Swarming the big blue cooler-turned-bank in the school hallway, they stepped up and stretched toward the slot in the middle. Their coins dropped in with a satisfying “plunk.”
The collection isn’t just any school benefit. These kids have been scooping up spare change to buy electricity for peers thousands of miles away.
Parent Mary Helen Ramming organized the drive to aid Rainbow Primary School in Hyderabad, India, a school founded by a longtime friend in late 2005. The partly open-air school, which volunteers helped build brick by brick, serves more than 300 children in a desperately poor neighborhood where many start work so young they don’t get a chance to be students.
Rainbow’s preschool building still has no electrical wiring. By spring, Ramming hopes to collect $800 in small change —- which buys much more in Hyderabad than Atlanta.

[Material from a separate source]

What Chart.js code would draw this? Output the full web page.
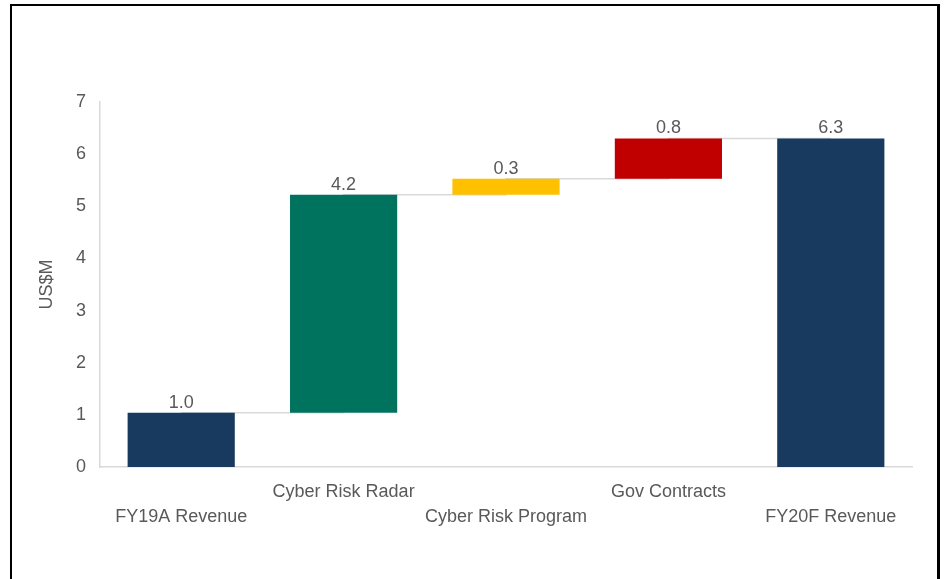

She wants the effort to convey a concrete lesson in charity.
“These days in philanthropy, it all disappears into a pie chart somewhere,” said Ramming, who has two sons at the Druid Hills school.
Supporters will videotape the principal in India receiving the donation so the Druid Hills students can see where their savings went. Rainbow students will send their artwork to Druid Hills as a thank you.
The Atlanta students have also been learning about India and its traditions to help them connect to the students at Rainbow Primary.
Teacher Archana “Archie” Bhusari’s class of kindergartners can easily count to four in Hindi. Students also recently made lamps in celebration of Diwali, the festival of lights.
Leigh Ann Gilbert, Rainbow’s founder, said the money collected will help outfit the preschool, housed in “a small sliver of a building,” with an electrical connection, wiring, light bulbs and some service.
Now, the building’s two windows don’t bring in enough natural light, she said.
Ramming took up a more traditional collection at the preschool last school year, too, using envelopes, which netted nearly $400 to pay the salary of a teacher at Rainbow Primary.
“Everyone really responded,” Gilbert said. “It was this little kid, little kid giving.”